→ **WHAT YOU SHOULD DO**: Repeat every line exactly, keeping the pictures out of the copy.
>> Begin SOURCE MATERIAL
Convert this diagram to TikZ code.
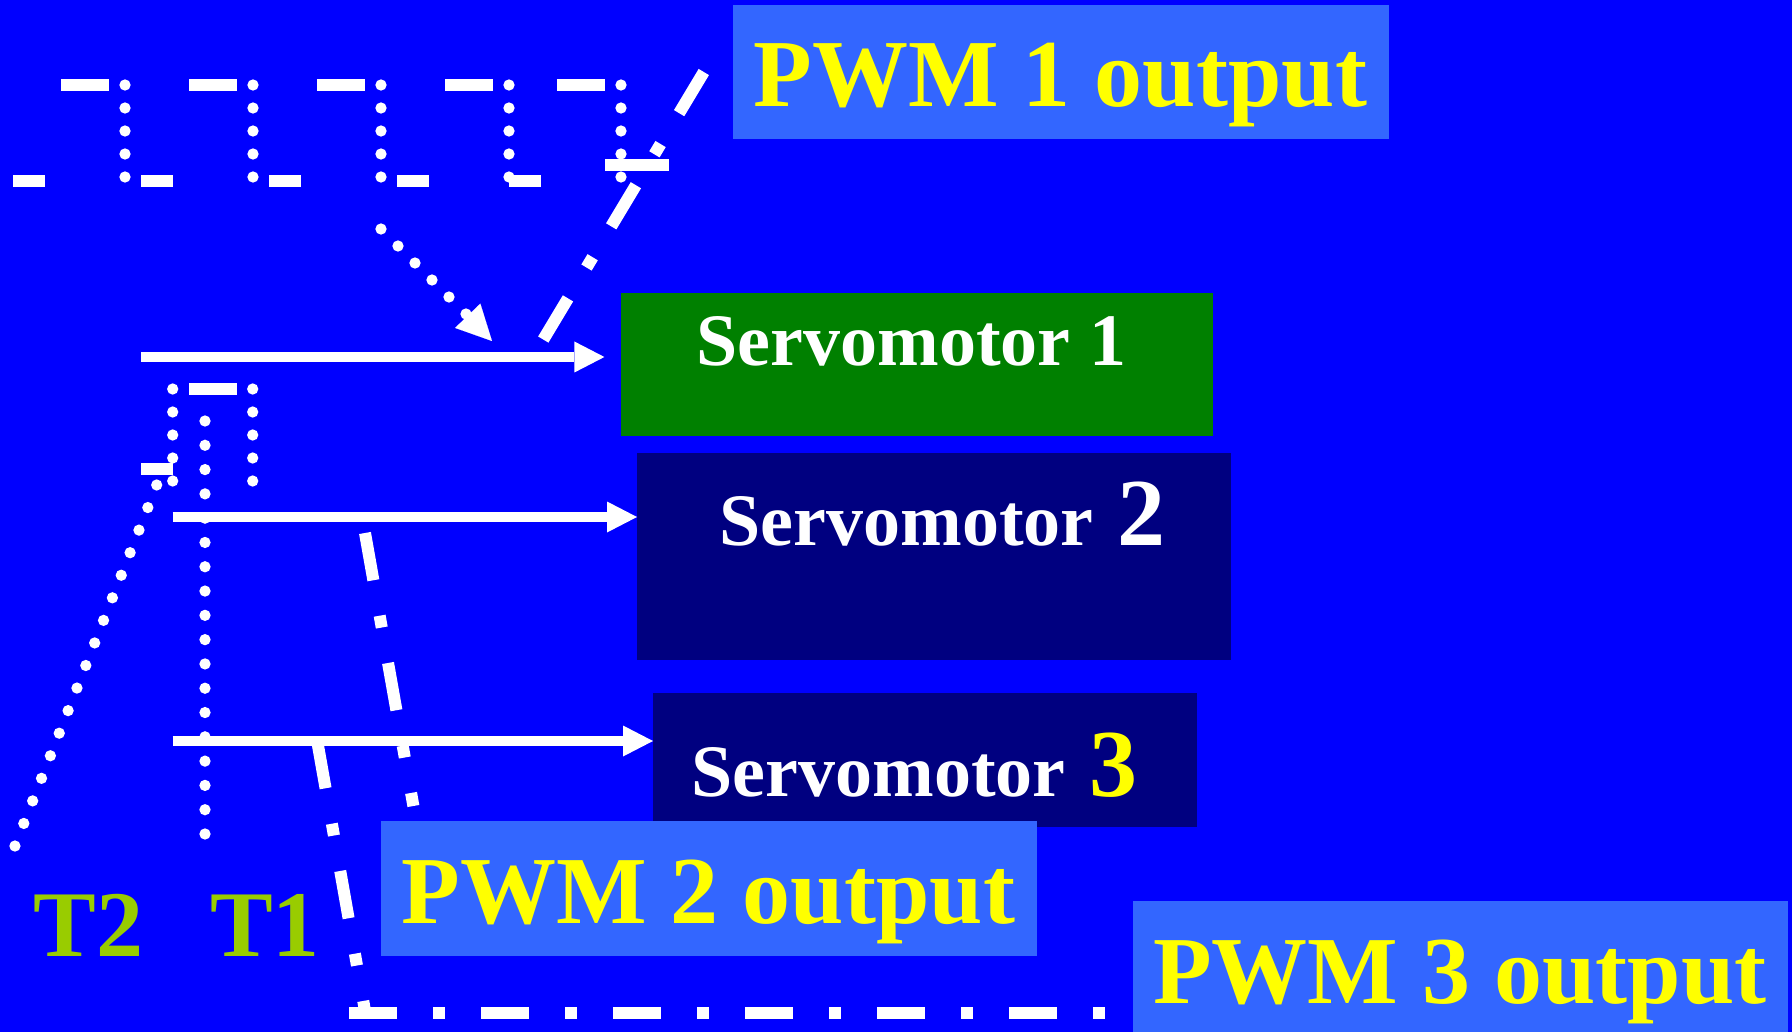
\documentclass[tikz,border=0pt]{standalone}
\usepackage{fontspec}
\setmainfont{Liberation Serif}
\usetikzlibrary{arrows.meta}
\definecolor{bgblue}{HTML}{0000FF}
\definecolor{pwmbox}{HTML}{3366FF}
\definecolor{tgreen}{HTML}{99CC00}
\definecolor{servogreen}{HTML}{008000}
\definecolor{servonavy}{HTML}{000080}
\definecolor{pwmyellow}{HTML}{FFFF00}
\begin{document}
\begin{tikzpicture}[x=1pt,y=-1pt,
  box/.style={draw=none, inner sep=0pt, outer sep=0pt, anchor=north west},
  pwmtext/.style={text=pwmyellow, anchor=base west, inner sep=0pt, font=\fontsize{96}{100}\selectfont\bfseries},
  ttext/.style={text=tgreen, anchor=base west, inner sep=0pt, font=\fontsize{94}{100}\selectfont\bfseries},
  servotext/.style={text=white, anchor=base west, inner sep=0pt, font=\fontsize{74}{80}\selectfont\bfseries},
  seg/.style={white, line width=11.5pt},
  dots/.style={white, line width=11.3pt, line cap=round, dash pattern=on 0pt off 23pt},
  sigline/.style={white, line width=10.7pt, -{Triangle[length=30pt,width=31pt,line width=0pt]}},
  pwmline/.style={white, line width=12pt, dash pattern=on 48pt off 36pt on 12pt off 36pt},
]
\fill[bgblue] (0,0) rectangle (1792,1032);
\useasboundingbox (0,0) rectangle (1792,1032);

% boxes
\node[box, fill=pwmbox, minimum width=656pt, minimum height=134pt] (pwm1box) at (733,5) {};
\node[box, fill=servogreen, minimum width=592pt, minimum height=143pt] (s1box) at (621,293) {};
\node[box, fill=servonavy, minimum width=594pt, minimum height=207pt] (s2box) at (637,453) {};
\node[box, fill=servonavy, minimum width=544pt, minimum height=134pt] (s3box) at (653,693) {};
\node[box, fill=pwmbox, minimum width=656pt, minimum height=135pt] (pwm2box) at (381,821) {};
\node[box, fill=pwmbox, minimum width=655pt, minimum height=140pt] (pwm3box) at (1133,901) {};

% texts
\node[pwmtext] (pwm1txt) at (753.5,107) {PWM 1 output};
\node[pwmtext] (pwm2txt) at (401.5,923) {PWM 2 output};
\node[pwmtext] (pwm3txt) at (1153,1003) {PWM 3 output};
\node[ttext] (t2) at (33.5,956) {T2};
\node[ttext] (t1) at (210,956) {T1};
\node[servotext] (s1txt) at (696.5,366) {Servomotor 1};
\node[servotext] (s2txt) at (719.5,545) {Servomotor{\fontsize{96}{100}\selectfont\space 2}};
\node[servotext] (s3txt) at (691.5,796) {Servomotor{\fontsize{96}{100}\selectfont\space\textcolor{pwmyellow}{3}}};

% top pulse train
\foreach \a/\b in {61/109,189/237,317/365,445/493,557/605}
  \draw[seg] (\a,85) -- (\b,85);
\foreach \a/\b in {13/45,141/173,269/301,397/429,509/541}
  \draw[seg] (\a,181) -- (\b,181);
\draw[seg] (605,165) -- (669,165);
\foreach \x in {125,253,381,509,621}
  \draw[dots] (\x,85) -- (\x,178);

% lower pulse
\draw[seg] (189,389) -- (237,389);
\draw[seg] (141,469) -- (173,469);
\foreach \x in {172.7,252.7}
  \draw[dots] (\x,389) -- (\x,482);
\coordinate (t1top) at (205,421);
\coordinate (t1bot) at (205,835);
\draw[dots, dash pattern=on 0pt off 24.294pt] (t1top) -- (t1bot);
\coordinate (t2top) at (156.7,485);
\coordinate (t2bot) at (14.6,846.9);
\draw[dots, dash pattern=on 0pt off 24.24pt] (t2top) -- (t2bot);

% dotted diagonal arrow
\coordinate (dgs) at (381,229);
\coordinate (dge) at (466.5,314.5);
\coordinate (dgtip) at (492,341);
\draw[dots, dash pattern=on 0pt off 24.04pt] (dgs) -- (dge);
\draw[white, line width=0.1pt, -{Triangle[length=35pt,width=35pt]}] (dge) -- (dgtip);

% PWM dash-dot lines
\coordinate (p1s) at (703.8,72);
\coordinate (p1e) at (542.4,341);
\draw[pwmline] (p1s) -- (p1e);
\coordinate (p2s) at (365,533);
\coordinate (p2e) at (413.4,806);
\draw[pwmline] (p2s) -- (p2e);
\coordinate (p3s) at (317.2,741);
\coordinate (p3m) at (364.5,1008);
\draw[pwmline] (p3s) -- (p3m);
\coordinate (p3h) at (349,1013);
\coordinate (p3e) at (1105,1013);
\draw[pwmline] (p3h) -- (p3e);

% signal arrows
\coordinate (a1s) at (141,357);
\coordinate (a2s) at (172.7,517);
\coordinate (a3s) at (172.7,741);
\draw[sigline] (a1s) -- ([xshift=-16.6pt]a1s -| s1box.west);
\draw[sigline] (a2s) -- (a2s -| s2box.west);
\draw[sigline] (a3s) -- (a3s -| s3box.west);
\end{tikzpicture}
\end{document}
>> End SOURCE MATERIAL
→ **EXERCISE ANSWER**:
Convert this diagram to TikZ code.
\documentclass[tikz,border=0pt]{standalone}
\usepackage{fontspec}
\setmainfont{Liberation Serif}
\usetikzlibrary{arrows.meta}
\definecolor{bgblue}{HTML}{0000FF}
\definecolor{pwmbox}{HTML}{3366FF}
\definecolor{tgreen}{HTML}{99CC00}
\definecolor{servogreen}{HTML}{008000}
\definecolor{servonavy}{HTML}{000080}
\definecolor{pwmyellow}{HTML}{FFFF00}
\begin{document}
\begin{tikzpicture}[x=1pt,y=-1pt,
  box/.style={draw=none, inner sep=0pt, outer sep=0pt, anchor=north west},
  pwmtext/.style={text=pwmyellow, anchor=base west, inner sep=0pt, font=\fontsize{96}{100}\selectfont\bfseries},
  ttext/.style={text=tgreen, anchor=base west, inner sep=0pt, font=\fontsize{94}{100}\selectfont\bfseries},
  servotext/.style={text=white, anchor=base west, inner sep=0pt, font=\fontsize{74}{80}\selectfont\bfseries},
  seg/.style={white, line width=11.5pt},
  dots/.style={white, line width=11.3pt, line cap=round, dash pattern=on 0pt off 23pt},
  sigline/.style={white, line width=10.7pt, -{Triangle[length=30pt,width=31pt,line width=0pt]}},
  pwmline/.style={white, line width=12pt, dash pattern=on 48pt off 36pt on 12pt off 36pt},
]
\fill[bgblue] (0,0) rectangle (1792,1032);
\useasboundingbox (0,0) rectangle (1792,1032);

% boxes
\node[box, fill=pwmbox, minimum width=656pt, minimum height=134pt] (pwm1box) at (733,5) {};
\node[box, fill=servogreen, minimum width=592pt, minimum height=143pt] (s1box) at (621,293) {};
\node[box, fill=servonavy, minimum width=594pt, minimum height=207pt] (s2box) at (637,453) {};
\node[box, fill=servonavy, minimum width=544pt, minimum height=134pt] (s3box) at (653,693) {};
\node[box, fill=pwmbox, minimum width=656pt, minimum height=135pt] (pwm2box) at (381,821) {};
\node[box, fill=pwmbox, minimum width=655pt, minimum height=140pt] (pwm3box) at (1133,901) {};

% texts
\node[pwmtext] (pwm1txt) at (753.5,107) {PWM 1 output};
\node[pwmtext] (pwm2txt) at (401.5,923) {PWM 2 output};
\node[pwmtext] (pwm3txt) at (1153,1003) {PWM 3 output};
\node[ttext] (t2) at (33.5,956) {T2};
\node[ttext] (t1) at (210,956) {T1};
\node[servotext] (s1txt) at (696.5,366) {Servomotor 1};
\node[servotext] (s2txt) at (719.5,545) {Servomotor{\fontsize{96}{100}\selectfont\space 2}};
\node[servotext] (s3txt) at (691.5,796) {Servomotor{\fontsize{96}{100}\selectfont\space\textcolor{pwmyellow}{3}}};

% top pulse train
\foreach \a/\b in {61/109,189/237,317/365,445/493,557/605}
  \draw[seg] (\a,85) -- (\b,85);
\foreach \a/\b in {13/45,141/173,269/301,397/429,509/541}
  \draw[seg] (\a,181) -- (\b,181);
\draw[seg] (605,165) -- (669,165);
\foreach \x in {125,253,381,509,621}
  \draw[dots] (\x,85) -- (\x,178);

% lower pulse
\draw[seg] (189,389) -- (237,389);
\draw[seg] (141,469) -- (173,469);
\foreach \x in {172.7,252.7}
  \draw[dots] (\x,389) -- (\x,482);
\coordinate (t1top) at (205,421);
\coordinate (t1bot) at (205,835);
\draw[dots, dash pattern=on 0pt off 24.294pt] (t1top) -- (t1bot);
\coordinate (t2top) at (156.7,485);
\coordinate (t2bot) at (14.6,846.9);
\draw[dots, dash pattern=on 0pt off 24.24pt] (t2top) -- (t2bot);

% dotted diagonal arrow
\coordinate (dgs) at (381,229);
\coordinate (dge) at (466.5,314.5);
\coordinate (dgtip) at (492,341);
\draw[dots, dash pattern=on 0pt off 24.04pt] (dgs) -- (dge);
\draw[white, line width=0.1pt, -{Triangle[length=35pt,width=35pt]}] (dge) -- (dgtip);

% PWM dash-dot lines
\coordinate (p1s) at (703.8,72);
\coordinate (p1e) at (542.4,341);
\draw[pwmline] (p1s) -- (p1e);
\coordinate (p2s) at (365,533);
\coordinate (p2e) at (413.4,806);
\draw[pwmline] (p2s) -- (p2e);
\coordinate (p3s) at (317.2,741);
\coordinate (p3m) at (364.5,1008);
\draw[pwmline] (p3s) -- (p3m);
\coordinate (p3h) at (349,1013);
\coordinate (p3e) at (1105,1013);
\draw[pwmline] (p3h) -- (p3e);

% signal arrows
\coordinate (a1s) at (141,357);
\coordinate (a2s) at (172.7,517);
\coordinate (a3s) at (172.7,741);
\draw[sigline] (a1s) -- ([xshift=-16.6pt]a1s -| s1box.west);
\draw[sigline] (a2s) -- (a2s -| s2box.west);
\draw[sigline] (a3s) -- (a3s -| s3box.west);
\end{tikzpicture}
\end{document}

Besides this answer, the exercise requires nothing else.